Hermès artistic director Véronique Nichanian was among those to choose escapism. She sent out a soft, light collection imbued with pastel tones. “It’s good for us at the moment, and I wish us all a little softness,” Nichanian said backstage after the show.


Dior and Ami, too, had a softness. “The Dior collection had a poetic feel,” says Longland of Harrods. “There was a sense of ease and grace to the collection, and a restricted and muted colour palette featuring only pops of colour, which added to this feeling.”


In the showroom before his final show, Dries Van Noten told Vogue Business: “Fashion can be a reflection of what’s happening in the world or when the world is in such a state as it is now, it can also be an escape, it can make you dream. For the moment and quite often, I prefer to make people dream than people confront reality. It may be naive but it’s such a chaos all over the world that I think people need something uplifting now.”

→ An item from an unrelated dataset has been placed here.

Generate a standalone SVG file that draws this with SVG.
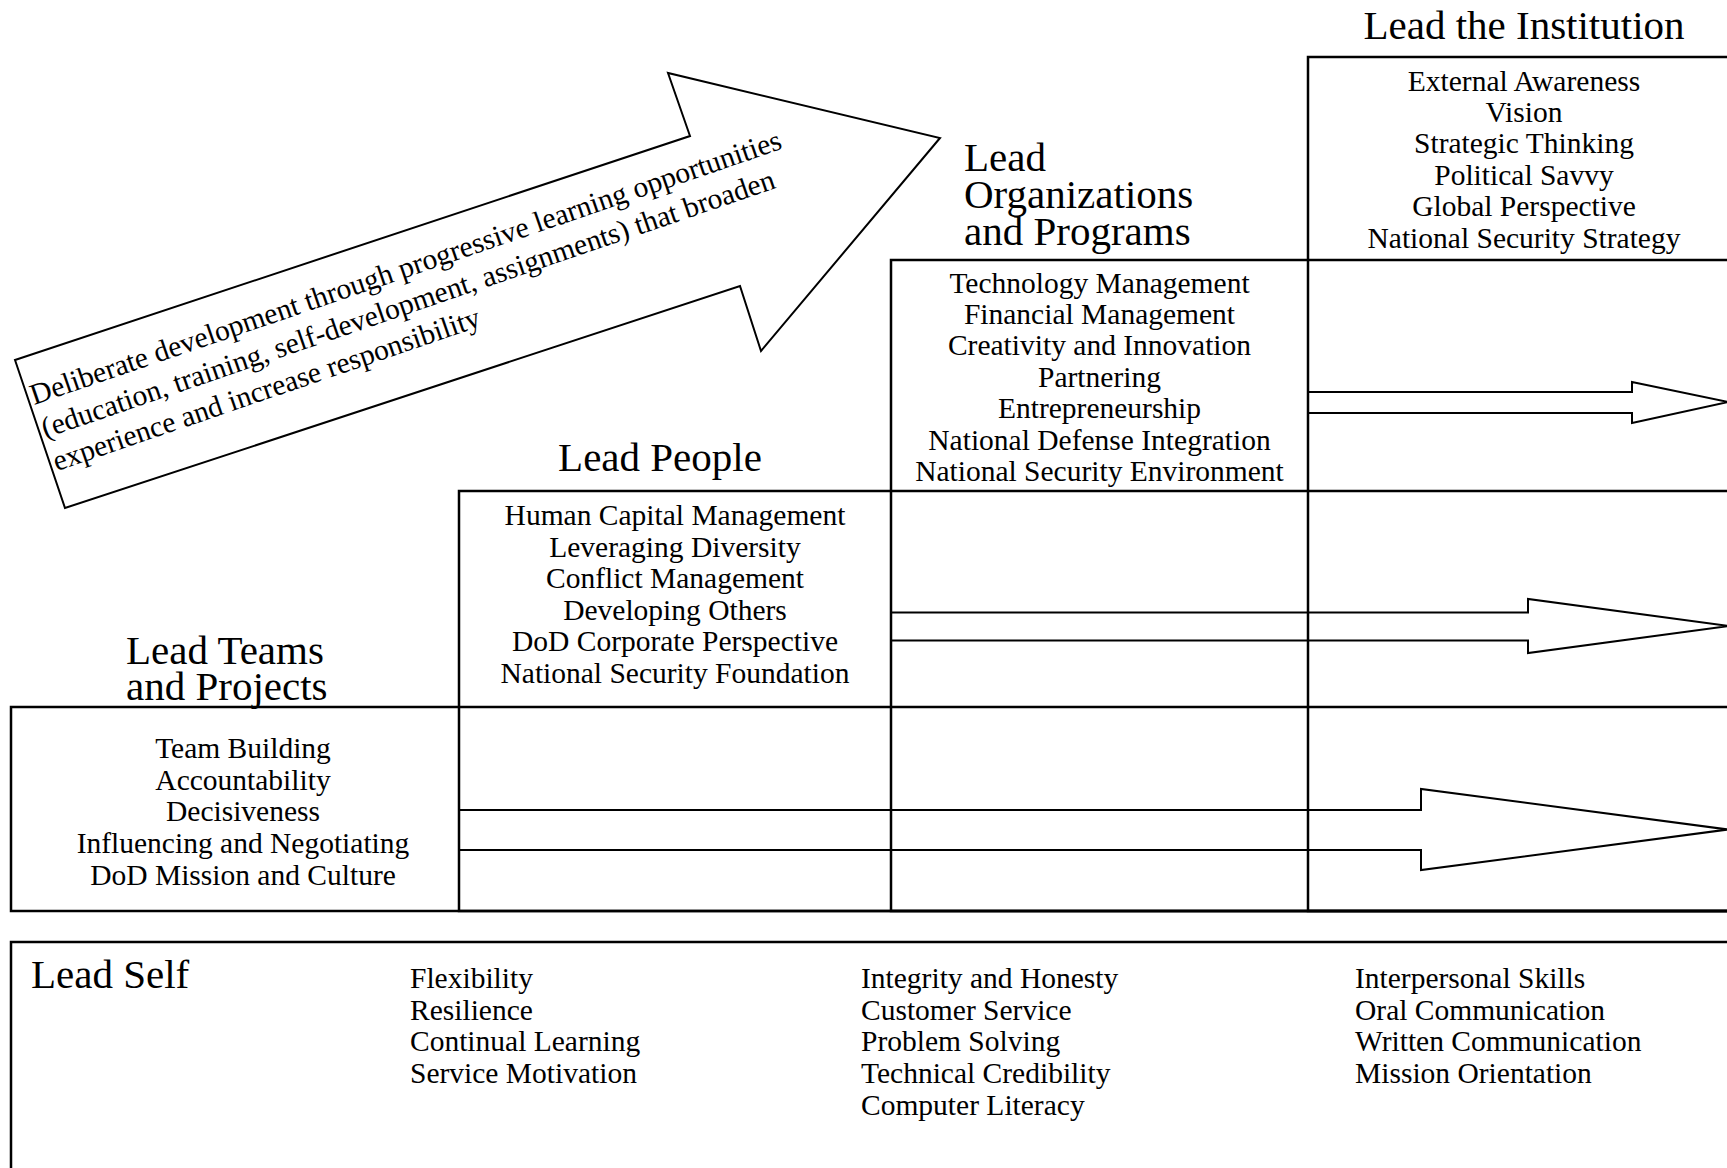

And Van Noten did make people dream. He announced in March that he would retire at the end of June after this final show. On Saturday night, some 1,000 guests convened at La Courneuve on the outskirts of Paris for a joyful and emotional celebration of his work. A number of designers turned up, including Thom Browne, Diane Von Furstenberg, Pierpaolo Piccioli, Alexandre Mattiussi, Kris Van Assche, Haider Ackermann, Harris Reed and Glenn Martens. On the runway, many of the models were those who have been walking Van Noten’s shows for years, including Alain Gossuin and Hanne Gaby Odiele.
After the show people danced around a giant disco ball. “I don’t realise yet that it’s over, but it was nice,” Van Noten said backstage.